=== PROBLEM DETAILS ===
Go through the material and write it all out exactly, minus the pictures.
+++ DATA PROVIDED +++
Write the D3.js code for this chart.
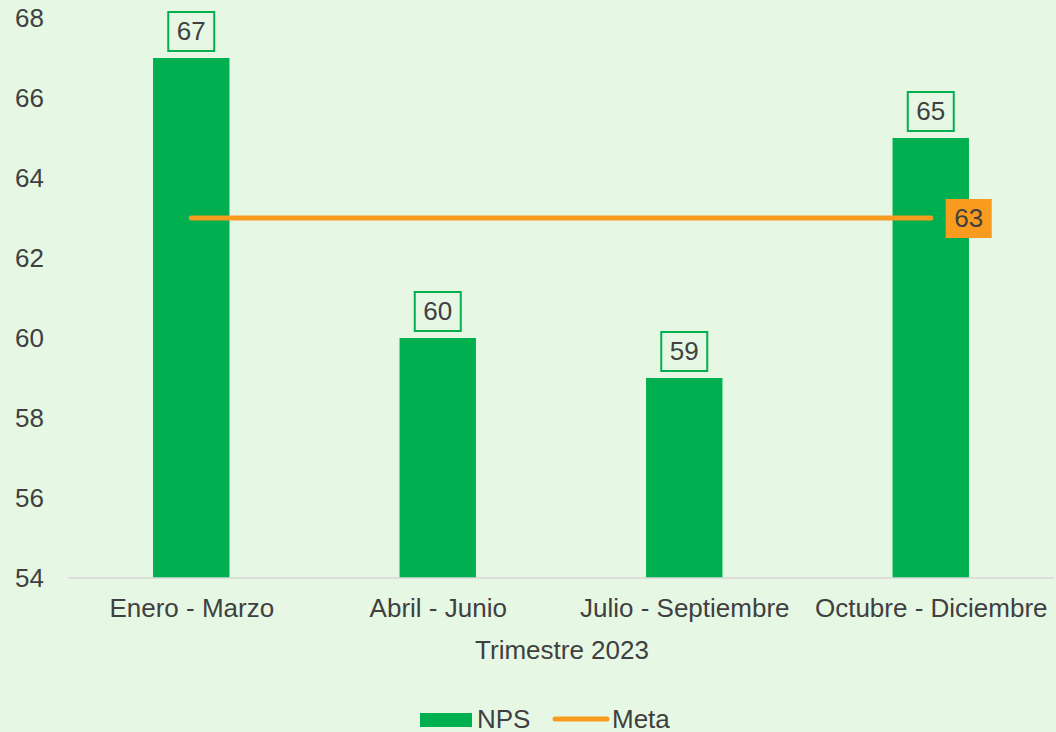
<!DOCTYPE html>
<html>
<head>
<meta charset="utf-8">
<script src="https://cdn.jsdelivr.net/npm/d3@7"></script>
<style>
  body { margin: 0; background: #e6f8e4; }
  svg { display: block; font-family: "Liberation Sans", Arial, sans-serif; }
</style>
</head>
<body>
<div id="chart-area"></div>
<script>
// data
var categories = ["Enero - Marzo", "Abril - Junio", "Julio - Septiembre", "Octubre - Diciembre"];
var npsValues = [67, 60, 59, 65];
var metaValues = [63, 63, 63, 63];
var yTicks = [54, 56, 58, 60, 62, 64, 66, 68];

var W = 1056, H = 732;
var margin = { left: 68, right: 2, top: 18, bottom: 154 };
var width = W - margin.left - margin.right,
    height = H - margin.top - margin.bottom;

var textColor = "#404040",
    green = "#00b050",
    orange = "#f99b1f",
    fontSize = "26px";

var svg = d3.select("#chart-area")
    .append("svg")
        .attr("width", W)
        .attr("height", H);

svg.append("rect")
    .attr("width", W).attr("height", H)
    .attr("fill", "#e6f8e4");

var g = svg.append("g")
    .attr("transform", "translate(" + margin.left + "," + margin.top + ")");

var x = d3.scaleBand()
    .domain(categories)
    .range([0, width])
    .paddingInner(0.69)
    .paddingOuter(0.345);

var xc = d3.scalePoint()
    .domain(categories)
    .range([0, width])
    .padding(0.5);

var y = d3.scaleLinear()
    .domain([54, 68])
    .range([height, 0]);

// Y axis (labels only)
var yAxis = g.append("g")
    .call(d3.axisLeft(y).tickValues(yTicks).tickSize(0).tickPadding(24));
yAxis.select(".domain").remove();
yAxis.selectAll("text")
    .attr("font-size", fontSize)
    .attr("font-family", "Liberation Sans, Arial, sans-serif")
    .attr("fill", textColor);

// bars
g.selectAll("rect.bar")
    .data(npsValues)
    .enter()
    .append("rect")
        .attr("class", "bar")
        .attr("x", (d, i) => x(categories[i]))
        .attr("y", d => y(d))
        .attr("width", x.bandwidth())
        .attr("height", d => height - y(d))
        .attr("fill", green);

// baseline
g.append("line")
    .attr("x1", 0).attr("x2", width)
    .attr("y1", height).attr("y2", height)
    .attr("stroke", "#d9d9d9")
    .attr("stroke-width", 1.5);

// X axis
var xAxis = g.append("g")
    .attr("transform", "translate(0," + height + ")")
    .call(d3.axisBottom(xc).tickSize(0).tickPadding(21));
xAxis.select(".domain").remove();
xAxis.selectAll("text")
    .attr("font-size", fontSize)
    .attr("font-family", "Liberation Sans, Arial, sans-serif")
    .attr("fill", textColor);

// axis title
g.append("text")
    .attr("x", 494)
    .attr("y", height + 81)
    .attr("text-anchor", "middle")
    .attr("font-size", fontSize)
    .attr("fill", textColor)
    .text("Trimestre 2023");

// bar labels
var barLabels = g.selectAll("g.barlabel")
    .data(npsValues)
    .enter()
    .append("g")
        .attr("class", "barlabel")
        .attr("transform", (d, i) => "translate(" + xc(categories[i]) + "," + (y(d) - 27) + ")");

barLabels.append("rect")
    .attr("x", -23).attr("y", -19)
    .attr("width", 46).attr("height", 39)
    .attr("fill", "none")
    .attr("stroke", green)
    .attr("stroke-width", 2);

barLabels.append("text")
    .attr("text-anchor", "middle")
    .attr("dy", "0.36em")
    .attr("font-size", fontSize)
    .attr("fill", textColor)
    .text(d => d);

// meta line
var line = d3.line()
    .x((d, i) => xc(categories[i]))
    .y(d => y(d));

g.append("path")
    .datum(metaValues)
    .attr("d", line)
    .attr("fill", "none")
    .attr("stroke", orange)
    .attr("stroke-width", 5)
    .attr("stroke-linecap", "round");

// meta label (last point)
var last = metaValues.length - 1;
var ml = g.append("g")
    .attr("transform", "translate(" + (xc(categories[last]) + 38) + "," + y(metaValues[last]) + ")");
ml.append("rect")
    .attr("x", -23).attr("y", -19)
    .attr("width", 46).attr("height", 39)
    .attr("fill", orange);
ml.append("text")
    .attr("text-anchor", "middle")
    .attr("dy", "0.36em")
    .attr("font-size", fontSize)
    .attr("fill", textColor)
    .text(metaValues[last]);

// legend
var legend = svg.append("g")
    .attr("transform", "translate(0,719)");

legend.append("rect")
    .attr("x", 420).attr("y", -6)
    .attr("width", 52).attr("height", 14)
    .attr("fill", green);
legend.append("text")
    .attr("x", 477).attr("dy", "0.36em")
    .attr("font-size", fontSize)
    .attr("fill", textColor)
    .text("NPS");

legend.append("line")
    .attr("x1", 555).attr("x2", 607)
    .attr("y1", 0).attr("y2", 0)
    .attr("stroke", orange)
    .attr("stroke-width", 5)
    .attr("stroke-linecap", "round");
legend.append("text")
    .attr("x", 612).attr("dy", "0.36em")
    .attr("font-size", fontSize)
    .attr("fill", textColor)
    .text("Meta");
</script>
</body>
</html>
+++
=== WORKED ANSWER ===
Write the D3.js code for this chart.
<!DOCTYPE html>
<html>
<head>
<meta charset="utf-8">
<script src="https://cdn.jsdelivr.net/npm/d3@7"></script>
<style>
  body { margin: 0; background: #e6f8e4; }
  svg { display: block; font-family: "Liberation Sans", Arial, sans-serif; }
</style>
</head>
<body>
<div id="chart-area"></div>
<script>
// data
var categories = ["Enero - Marzo", "Abril - Junio", "Julio - Septiembre", "Octubre - Diciembre"];
var npsValues = [67, 60, 59, 65];
var metaValues = [63, 63, 63, 63];
var yTicks = [54, 56, 58, 60, 62, 64, 66, 68];

var W = 1056, H = 732;
var margin = { left: 68, right: 2, top: 18, bottom: 154 };
var width = W - margin.left - margin.right,
    height = H - margin.top - margin.bottom;

var textColor = "#404040",
    green = "#00b050",
    orange = "#f99b1f",
    fontSize = "26px";

var svg = d3.select("#chart-area")
    .append("svg")
        .attr("width", W)
        .attr("height", H);

svg.append("rect")
    .attr("width", W).attr("height", H)
    .attr("fill", "#e6f8e4");

var g = svg.append("g")
    .attr("transform", "translate(" + margin.left + "," + margin.top + ")");

var x = d3.scaleBand()
    .domain(categories)
    .range([0, width])
    .paddingInner(0.69)
    .paddingOuter(0.345);

var xc = d3.scalePoint()
    .domain(categories)
    .range([0, width])
    .padding(0.5);

var y = d3.scaleLinear()
    .domain([54, 68])
    .range([height, 0]);

// Y axis (labels only)
var yAxis = g.append("g")
    .call(d3.axisLeft(y).tickValues(yTicks).tickSize(0).tickPadding(24));
yAxis.select(".domain").remove();
yAxis.selectAll("text")
    .attr("font-size", fontSize)
    .attr("font-family", "Liberation Sans, Arial, sans-serif")
    .attr("fill", textColor);

// bars
g.selectAll("rect.bar")
    .data(npsValues)
    .enter()
    .append("rect")
        .attr("class", "bar")
        .attr("x", (d, i) => x(categories[i]))
        .attr("y", d => y(d))
        .attr("width", x.bandwidth())
        .attr("height", d => height - y(d))
        .attr("fill", green);

// baseline
g.append("line")
    .attr("x1", 0).attr("x2", width)
    .attr("y1", height).attr("y2", height)
    .attr("stroke", "#d9d9d9")
    .attr("stroke-width", 1.5);

// X axis
var xAxis = g.append("g")
    .attr("transform", "translate(0," + height + ")")
    .call(d3.axisBottom(xc).tickSize(0).tickPadding(21));
xAxis.select(".domain").remove();
xAxis.selectAll("text")
    .attr("font-size", fontSize)
    .attr("font-family", "Liberation Sans, Arial, sans-serif")
    .attr("fill", textColor);

// axis title
g.append("text")
    .attr("x", 494)
    .attr("y", height + 81)
    .attr("text-anchor", "middle")
    .attr("font-size", fontSize)
    .attr("fill", textColor)
    .text("Trimestre 2023");

// bar labels
var barLabels = g.selectAll("g.barlabel")
    .data(npsValues)
    .enter()
    .append("g")
        .attr("class", "barlabel")
        .attr("transform", (d, i) => "translate(" + xc(categories[i]) + "," + (y(d) - 27) + ")");

barLabels.append("rect")
    .attr("x", -23).attr("y", -19)
    .attr("width", 46).attr("height", 39)
    .attr("fill", "none")
    .attr("stroke", green)
    .attr("stroke-width", 2);

barLabels.append("text")
    .attr("text-anchor", "middle")
    .attr("dy", "0.36em")
    .attr("font-size", fontSize)
    .attr("fill", textColor)
    .text(d => d);

// meta line
var line = d3.line()
    .x((d, i) => xc(categories[i]))
    .y(d => y(d));

g.append("path")
    .datum(metaValues)
    .attr("d", line)
    .attr("fill", "none")
    .attr("stroke", orange)
    .attr("stroke-width", 5)
    .attr("stroke-linecap", "round");

// meta label (last point)
var last = metaValues.length - 1;
var ml = g.append("g")
    .attr("transform", "translate(" + (xc(categories[last]) + 38) + "," + y(metaValues[last]) + ")");
ml.append("rect")
    .attr("x", -23).attr("y", -19)
    .attr("width", 46).attr("height", 39)
    .attr("fill", orange);
ml.append("text")
    .attr("text-anchor", "middle")
    .attr("dy", "0.36em")
    .attr("font-size", fontSize)
    .attr("fill", textColor)
    .text(metaValues[last]);

// legend
var legend = svg.append("g")
    .attr("transform", "translate(0,719)");

legend.append("rect")
    .attr("x", 420).attr("y", -6)
    .attr("width", 52).attr("height", 14)
    .attr("fill", green);
legend.append("text")
    .attr("x", 477).attr("dy", "0.36em")
    .attr("font-size", fontSize)
    .attr("fill", textColor)
    .text("NPS");

legend.append("line")
    .attr("x1", 555).attr("x2", 607)
    .attr("y1", 0).attr("y2", 0)
    .attr("stroke", orange)
    .attr("stroke-width", 5)
    .attr("stroke-linecap", "round");
legend.append("text")
    .attr("x", 612).attr("dy", "0.36em")
    .attr("font-size", fontSize)
    .attr("fill", textColor)
    .text("Meta");
</script>
</body>
</html>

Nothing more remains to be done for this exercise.